## What needs to be done
Below is a listing; print exactly its lines from the one containing "Convert this chart" down to the one containing "import * as", both inclusive, with every picture left out.

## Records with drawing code
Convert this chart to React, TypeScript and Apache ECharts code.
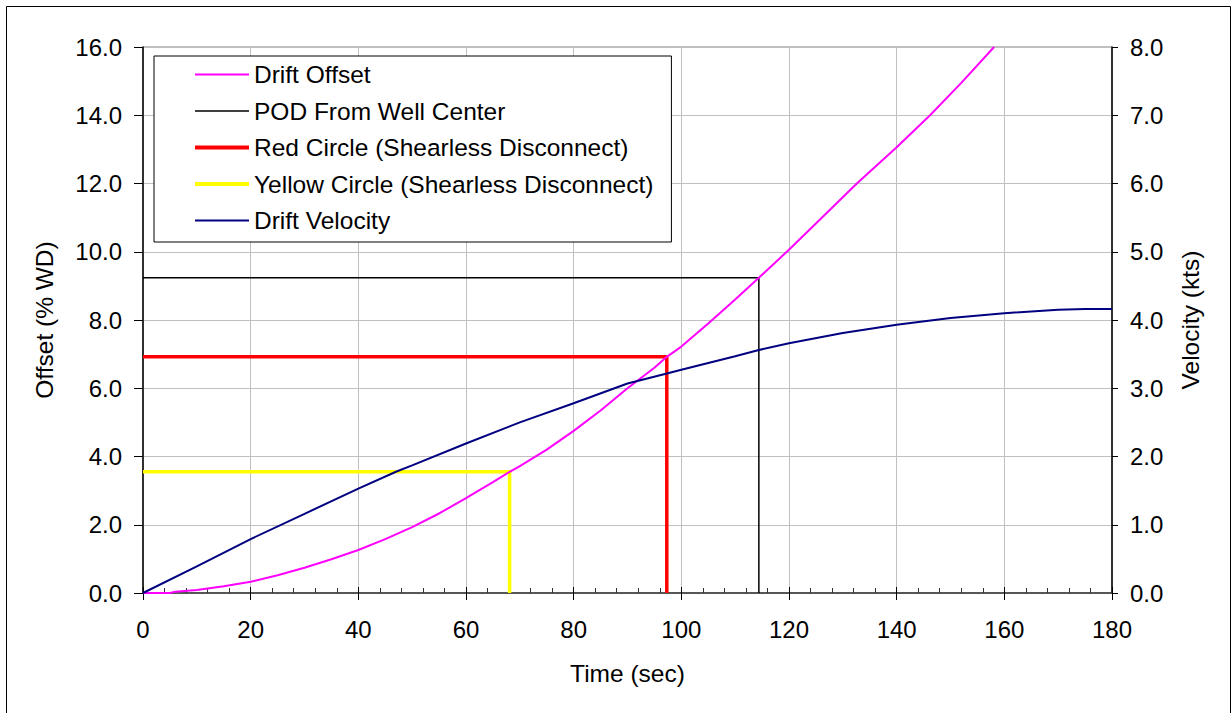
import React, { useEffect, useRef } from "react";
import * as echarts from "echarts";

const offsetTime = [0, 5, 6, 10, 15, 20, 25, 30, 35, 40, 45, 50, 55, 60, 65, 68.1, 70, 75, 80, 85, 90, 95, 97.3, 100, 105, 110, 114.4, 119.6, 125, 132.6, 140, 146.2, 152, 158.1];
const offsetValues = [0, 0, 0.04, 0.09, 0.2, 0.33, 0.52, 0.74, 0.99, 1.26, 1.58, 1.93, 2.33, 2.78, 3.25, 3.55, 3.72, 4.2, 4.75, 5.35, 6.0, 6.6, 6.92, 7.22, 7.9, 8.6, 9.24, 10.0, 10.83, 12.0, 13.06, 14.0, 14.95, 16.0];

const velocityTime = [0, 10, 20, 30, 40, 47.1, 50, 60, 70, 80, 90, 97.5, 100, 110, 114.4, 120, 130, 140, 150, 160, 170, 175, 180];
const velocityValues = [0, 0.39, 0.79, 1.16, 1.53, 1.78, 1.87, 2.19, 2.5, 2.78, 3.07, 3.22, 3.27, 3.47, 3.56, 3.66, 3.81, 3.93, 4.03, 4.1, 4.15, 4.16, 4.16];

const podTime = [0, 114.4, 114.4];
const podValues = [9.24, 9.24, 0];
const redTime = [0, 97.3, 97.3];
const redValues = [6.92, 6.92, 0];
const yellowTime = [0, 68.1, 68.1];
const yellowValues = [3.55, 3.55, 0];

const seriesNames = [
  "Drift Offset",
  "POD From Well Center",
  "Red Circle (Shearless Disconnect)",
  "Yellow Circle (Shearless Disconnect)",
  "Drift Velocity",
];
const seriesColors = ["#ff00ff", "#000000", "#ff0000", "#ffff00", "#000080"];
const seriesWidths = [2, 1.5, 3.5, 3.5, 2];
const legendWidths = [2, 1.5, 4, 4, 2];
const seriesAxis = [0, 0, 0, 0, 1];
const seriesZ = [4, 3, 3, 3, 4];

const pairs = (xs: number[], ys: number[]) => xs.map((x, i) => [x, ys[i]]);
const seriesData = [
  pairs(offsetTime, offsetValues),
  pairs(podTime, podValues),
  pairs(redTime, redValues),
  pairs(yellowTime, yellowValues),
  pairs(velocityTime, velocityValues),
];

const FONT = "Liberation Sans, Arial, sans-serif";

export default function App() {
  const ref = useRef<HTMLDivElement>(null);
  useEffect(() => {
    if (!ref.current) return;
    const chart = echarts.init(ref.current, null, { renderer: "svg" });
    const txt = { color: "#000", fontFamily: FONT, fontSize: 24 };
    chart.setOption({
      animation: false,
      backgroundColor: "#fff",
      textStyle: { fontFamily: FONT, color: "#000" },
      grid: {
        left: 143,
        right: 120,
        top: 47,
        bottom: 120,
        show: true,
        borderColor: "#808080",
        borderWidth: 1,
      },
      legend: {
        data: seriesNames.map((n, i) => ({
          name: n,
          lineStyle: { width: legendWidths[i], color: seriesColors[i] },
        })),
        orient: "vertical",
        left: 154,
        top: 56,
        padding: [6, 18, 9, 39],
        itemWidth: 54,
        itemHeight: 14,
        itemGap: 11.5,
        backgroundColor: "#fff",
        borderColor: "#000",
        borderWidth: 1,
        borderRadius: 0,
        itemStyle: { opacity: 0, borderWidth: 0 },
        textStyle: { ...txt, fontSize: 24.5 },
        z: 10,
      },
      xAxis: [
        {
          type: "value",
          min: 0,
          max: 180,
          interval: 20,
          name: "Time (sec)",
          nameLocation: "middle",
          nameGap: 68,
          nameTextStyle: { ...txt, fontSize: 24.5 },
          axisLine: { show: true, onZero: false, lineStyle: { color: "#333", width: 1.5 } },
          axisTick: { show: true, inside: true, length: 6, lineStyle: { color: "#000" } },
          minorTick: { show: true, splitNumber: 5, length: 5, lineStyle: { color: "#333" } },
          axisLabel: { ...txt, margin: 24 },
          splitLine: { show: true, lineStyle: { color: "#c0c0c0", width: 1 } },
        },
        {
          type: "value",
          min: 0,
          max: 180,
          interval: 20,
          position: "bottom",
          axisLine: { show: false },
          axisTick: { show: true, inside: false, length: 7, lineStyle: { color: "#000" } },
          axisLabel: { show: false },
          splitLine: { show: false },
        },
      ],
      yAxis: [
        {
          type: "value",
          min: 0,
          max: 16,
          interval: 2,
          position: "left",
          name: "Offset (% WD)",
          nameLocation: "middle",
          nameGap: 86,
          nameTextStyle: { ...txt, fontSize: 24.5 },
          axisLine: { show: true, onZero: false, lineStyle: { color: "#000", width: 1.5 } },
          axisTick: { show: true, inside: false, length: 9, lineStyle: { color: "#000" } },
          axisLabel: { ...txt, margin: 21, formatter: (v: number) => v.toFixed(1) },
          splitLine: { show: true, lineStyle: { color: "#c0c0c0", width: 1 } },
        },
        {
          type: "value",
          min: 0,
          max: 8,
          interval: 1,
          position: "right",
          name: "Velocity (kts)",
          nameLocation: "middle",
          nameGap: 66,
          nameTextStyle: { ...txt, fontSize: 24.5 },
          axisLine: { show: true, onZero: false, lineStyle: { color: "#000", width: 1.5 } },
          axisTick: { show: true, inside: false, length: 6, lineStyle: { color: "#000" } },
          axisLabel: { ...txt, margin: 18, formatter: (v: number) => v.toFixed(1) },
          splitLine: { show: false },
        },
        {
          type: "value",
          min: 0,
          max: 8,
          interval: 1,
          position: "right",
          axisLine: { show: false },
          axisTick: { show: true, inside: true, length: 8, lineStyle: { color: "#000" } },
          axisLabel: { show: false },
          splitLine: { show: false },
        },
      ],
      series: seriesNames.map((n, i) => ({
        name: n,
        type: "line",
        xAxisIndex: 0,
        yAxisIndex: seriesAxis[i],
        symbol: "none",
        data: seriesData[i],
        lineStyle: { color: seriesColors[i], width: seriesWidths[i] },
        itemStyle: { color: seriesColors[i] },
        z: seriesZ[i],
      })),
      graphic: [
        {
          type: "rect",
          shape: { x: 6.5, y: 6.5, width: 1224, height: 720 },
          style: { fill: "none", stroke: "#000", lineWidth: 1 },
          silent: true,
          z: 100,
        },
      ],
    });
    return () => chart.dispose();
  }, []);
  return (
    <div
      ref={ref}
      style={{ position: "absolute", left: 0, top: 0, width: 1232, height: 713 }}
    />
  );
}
--
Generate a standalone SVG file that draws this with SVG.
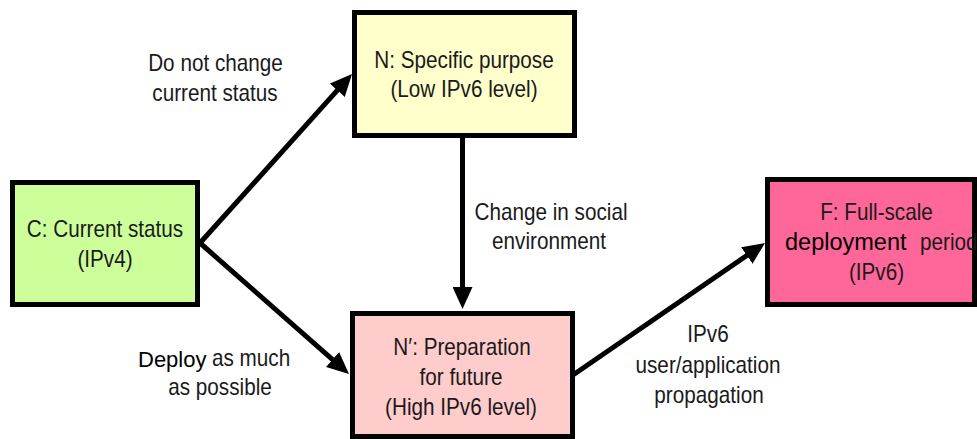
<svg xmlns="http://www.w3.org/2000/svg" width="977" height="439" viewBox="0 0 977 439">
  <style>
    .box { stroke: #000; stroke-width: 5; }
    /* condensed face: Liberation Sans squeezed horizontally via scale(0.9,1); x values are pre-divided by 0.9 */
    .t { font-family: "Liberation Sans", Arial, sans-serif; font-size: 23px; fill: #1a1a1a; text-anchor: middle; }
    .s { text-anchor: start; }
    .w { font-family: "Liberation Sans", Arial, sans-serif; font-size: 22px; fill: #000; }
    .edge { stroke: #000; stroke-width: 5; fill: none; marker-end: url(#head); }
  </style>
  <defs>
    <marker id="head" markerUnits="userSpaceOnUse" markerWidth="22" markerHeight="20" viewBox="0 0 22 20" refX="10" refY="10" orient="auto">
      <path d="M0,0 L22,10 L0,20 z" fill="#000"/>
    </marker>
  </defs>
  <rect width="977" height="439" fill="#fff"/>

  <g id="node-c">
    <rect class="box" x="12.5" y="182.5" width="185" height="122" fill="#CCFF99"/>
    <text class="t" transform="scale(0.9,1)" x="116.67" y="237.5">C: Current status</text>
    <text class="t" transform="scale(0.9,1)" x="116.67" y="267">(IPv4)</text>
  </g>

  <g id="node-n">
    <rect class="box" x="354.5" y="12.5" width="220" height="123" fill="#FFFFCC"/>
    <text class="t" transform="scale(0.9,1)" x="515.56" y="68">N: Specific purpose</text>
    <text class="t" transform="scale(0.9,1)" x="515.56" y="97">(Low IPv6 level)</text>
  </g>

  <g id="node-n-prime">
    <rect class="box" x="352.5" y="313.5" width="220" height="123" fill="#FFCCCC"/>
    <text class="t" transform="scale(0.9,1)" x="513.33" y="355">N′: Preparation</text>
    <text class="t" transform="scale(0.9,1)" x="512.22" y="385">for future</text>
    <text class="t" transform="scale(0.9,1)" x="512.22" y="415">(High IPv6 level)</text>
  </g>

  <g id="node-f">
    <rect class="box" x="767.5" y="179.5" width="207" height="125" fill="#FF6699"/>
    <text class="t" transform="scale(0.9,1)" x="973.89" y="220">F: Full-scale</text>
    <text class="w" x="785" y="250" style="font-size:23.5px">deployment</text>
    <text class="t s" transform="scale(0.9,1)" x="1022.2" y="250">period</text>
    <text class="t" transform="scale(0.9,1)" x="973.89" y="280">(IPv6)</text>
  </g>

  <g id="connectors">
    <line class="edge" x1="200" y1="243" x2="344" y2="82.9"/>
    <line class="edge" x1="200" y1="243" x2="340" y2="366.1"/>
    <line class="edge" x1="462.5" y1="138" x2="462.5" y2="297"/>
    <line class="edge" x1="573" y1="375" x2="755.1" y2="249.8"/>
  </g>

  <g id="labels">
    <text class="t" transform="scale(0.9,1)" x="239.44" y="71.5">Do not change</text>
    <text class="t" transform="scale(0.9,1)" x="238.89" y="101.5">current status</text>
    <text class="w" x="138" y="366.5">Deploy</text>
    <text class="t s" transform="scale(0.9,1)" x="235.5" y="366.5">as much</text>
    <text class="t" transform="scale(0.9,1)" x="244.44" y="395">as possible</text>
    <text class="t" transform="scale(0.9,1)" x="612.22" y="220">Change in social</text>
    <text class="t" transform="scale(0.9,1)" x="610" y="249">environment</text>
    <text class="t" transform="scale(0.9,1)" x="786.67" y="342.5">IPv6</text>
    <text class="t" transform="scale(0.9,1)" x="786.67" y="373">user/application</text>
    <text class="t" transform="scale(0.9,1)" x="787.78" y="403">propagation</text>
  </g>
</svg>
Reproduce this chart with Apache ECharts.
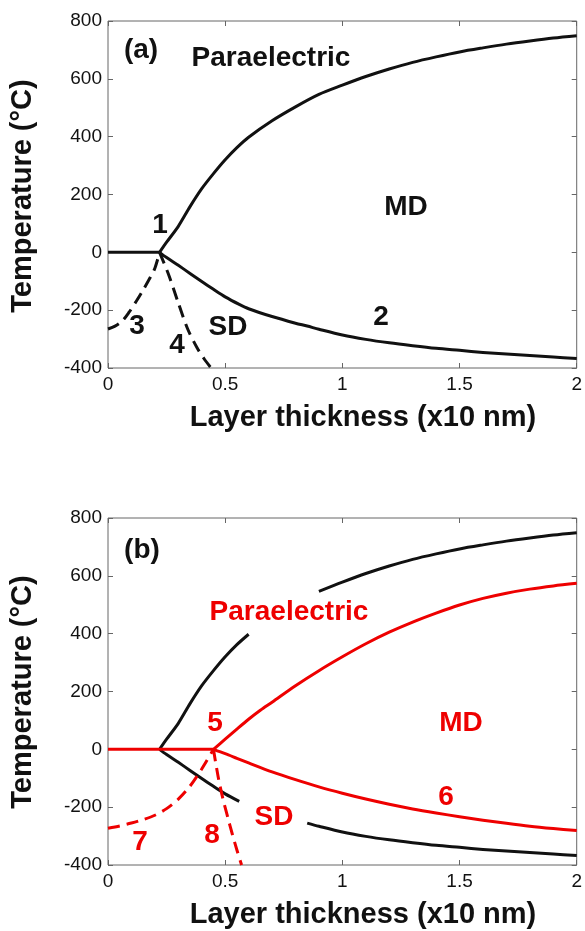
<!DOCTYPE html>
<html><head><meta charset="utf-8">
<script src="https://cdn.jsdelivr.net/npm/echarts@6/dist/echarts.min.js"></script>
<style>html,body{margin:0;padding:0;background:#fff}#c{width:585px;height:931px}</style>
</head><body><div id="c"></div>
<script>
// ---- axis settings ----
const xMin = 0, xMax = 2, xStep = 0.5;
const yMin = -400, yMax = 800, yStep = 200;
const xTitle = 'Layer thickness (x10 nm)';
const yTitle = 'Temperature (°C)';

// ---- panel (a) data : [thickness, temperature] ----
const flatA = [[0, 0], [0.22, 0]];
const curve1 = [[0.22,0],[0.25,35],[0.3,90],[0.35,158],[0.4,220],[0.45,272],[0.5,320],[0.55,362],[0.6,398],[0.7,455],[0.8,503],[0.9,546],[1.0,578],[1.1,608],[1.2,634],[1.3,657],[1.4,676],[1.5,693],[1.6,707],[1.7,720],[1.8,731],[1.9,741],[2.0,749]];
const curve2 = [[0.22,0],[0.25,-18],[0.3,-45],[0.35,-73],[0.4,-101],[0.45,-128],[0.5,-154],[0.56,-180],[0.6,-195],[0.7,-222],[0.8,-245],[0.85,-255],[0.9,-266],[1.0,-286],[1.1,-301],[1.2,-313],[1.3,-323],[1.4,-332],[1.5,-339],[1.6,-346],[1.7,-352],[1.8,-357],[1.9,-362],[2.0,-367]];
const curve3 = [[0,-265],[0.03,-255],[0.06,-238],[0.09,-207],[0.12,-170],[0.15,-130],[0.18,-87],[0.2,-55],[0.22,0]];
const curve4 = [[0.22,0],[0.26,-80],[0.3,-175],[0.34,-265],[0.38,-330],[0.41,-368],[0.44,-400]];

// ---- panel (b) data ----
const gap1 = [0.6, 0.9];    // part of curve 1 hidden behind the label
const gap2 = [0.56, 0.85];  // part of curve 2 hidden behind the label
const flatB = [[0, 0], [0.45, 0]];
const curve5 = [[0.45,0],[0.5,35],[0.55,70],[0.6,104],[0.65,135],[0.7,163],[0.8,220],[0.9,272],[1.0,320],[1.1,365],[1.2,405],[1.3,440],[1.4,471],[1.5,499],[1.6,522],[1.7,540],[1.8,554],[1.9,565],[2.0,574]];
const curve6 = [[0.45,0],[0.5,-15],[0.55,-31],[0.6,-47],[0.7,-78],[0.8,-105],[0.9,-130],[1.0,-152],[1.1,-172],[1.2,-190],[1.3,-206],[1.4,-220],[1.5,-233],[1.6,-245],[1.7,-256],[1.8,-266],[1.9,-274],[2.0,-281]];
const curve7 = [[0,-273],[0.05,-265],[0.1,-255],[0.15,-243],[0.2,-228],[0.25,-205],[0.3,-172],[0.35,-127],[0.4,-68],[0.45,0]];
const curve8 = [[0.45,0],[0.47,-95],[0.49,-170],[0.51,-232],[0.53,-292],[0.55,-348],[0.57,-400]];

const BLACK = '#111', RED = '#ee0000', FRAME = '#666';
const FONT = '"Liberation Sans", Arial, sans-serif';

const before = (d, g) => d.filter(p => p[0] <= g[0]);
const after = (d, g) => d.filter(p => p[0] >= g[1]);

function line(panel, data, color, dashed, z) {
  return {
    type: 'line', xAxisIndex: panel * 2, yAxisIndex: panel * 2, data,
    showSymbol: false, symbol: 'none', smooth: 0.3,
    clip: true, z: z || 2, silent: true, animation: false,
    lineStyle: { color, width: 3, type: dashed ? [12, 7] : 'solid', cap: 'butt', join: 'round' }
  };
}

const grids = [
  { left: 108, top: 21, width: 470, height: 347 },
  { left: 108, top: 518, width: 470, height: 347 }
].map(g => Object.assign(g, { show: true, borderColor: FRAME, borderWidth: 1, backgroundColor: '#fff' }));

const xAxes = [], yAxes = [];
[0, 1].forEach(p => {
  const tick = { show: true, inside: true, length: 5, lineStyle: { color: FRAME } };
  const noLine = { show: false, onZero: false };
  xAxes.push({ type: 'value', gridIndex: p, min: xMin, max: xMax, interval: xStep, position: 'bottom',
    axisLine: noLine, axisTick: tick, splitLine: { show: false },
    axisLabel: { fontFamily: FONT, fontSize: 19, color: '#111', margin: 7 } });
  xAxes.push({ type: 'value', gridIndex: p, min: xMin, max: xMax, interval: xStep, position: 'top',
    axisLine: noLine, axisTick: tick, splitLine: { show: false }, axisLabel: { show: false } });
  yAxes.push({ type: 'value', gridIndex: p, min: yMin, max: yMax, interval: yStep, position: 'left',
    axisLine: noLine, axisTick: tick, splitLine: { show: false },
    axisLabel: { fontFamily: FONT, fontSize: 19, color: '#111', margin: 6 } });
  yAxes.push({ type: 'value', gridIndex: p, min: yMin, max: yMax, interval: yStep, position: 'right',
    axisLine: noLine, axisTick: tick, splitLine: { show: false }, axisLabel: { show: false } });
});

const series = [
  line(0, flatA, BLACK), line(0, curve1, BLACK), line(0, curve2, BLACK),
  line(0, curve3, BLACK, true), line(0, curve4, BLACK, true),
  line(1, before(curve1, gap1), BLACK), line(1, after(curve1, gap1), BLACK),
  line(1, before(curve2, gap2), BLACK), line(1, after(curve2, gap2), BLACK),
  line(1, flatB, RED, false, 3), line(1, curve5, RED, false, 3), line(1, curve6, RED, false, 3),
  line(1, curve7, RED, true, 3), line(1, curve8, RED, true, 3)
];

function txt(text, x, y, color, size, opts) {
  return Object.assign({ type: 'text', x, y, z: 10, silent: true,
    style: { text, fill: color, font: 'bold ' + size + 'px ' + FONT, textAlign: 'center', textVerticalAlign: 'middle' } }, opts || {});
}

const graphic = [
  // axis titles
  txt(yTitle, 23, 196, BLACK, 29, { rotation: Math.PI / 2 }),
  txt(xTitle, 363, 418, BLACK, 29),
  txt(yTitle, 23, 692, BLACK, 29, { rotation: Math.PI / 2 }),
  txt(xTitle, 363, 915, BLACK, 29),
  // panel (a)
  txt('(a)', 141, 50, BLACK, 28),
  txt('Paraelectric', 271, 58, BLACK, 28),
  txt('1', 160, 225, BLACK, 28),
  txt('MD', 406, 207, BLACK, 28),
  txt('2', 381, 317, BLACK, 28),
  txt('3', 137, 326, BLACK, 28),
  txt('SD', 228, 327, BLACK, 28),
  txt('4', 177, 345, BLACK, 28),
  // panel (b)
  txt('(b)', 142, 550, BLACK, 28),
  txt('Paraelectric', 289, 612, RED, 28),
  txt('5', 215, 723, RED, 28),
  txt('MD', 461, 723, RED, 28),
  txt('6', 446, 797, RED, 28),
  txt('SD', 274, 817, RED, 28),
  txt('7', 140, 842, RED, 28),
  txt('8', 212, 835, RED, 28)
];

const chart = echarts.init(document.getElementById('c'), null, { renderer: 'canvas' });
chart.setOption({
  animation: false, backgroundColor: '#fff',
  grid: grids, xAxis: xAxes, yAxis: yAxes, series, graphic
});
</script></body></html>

## Written solution
Convert this chart to React, TypeScript and Apache ECharts code.
import React, { useEffect, useRef } from "react";
import * as echarts from "echarts";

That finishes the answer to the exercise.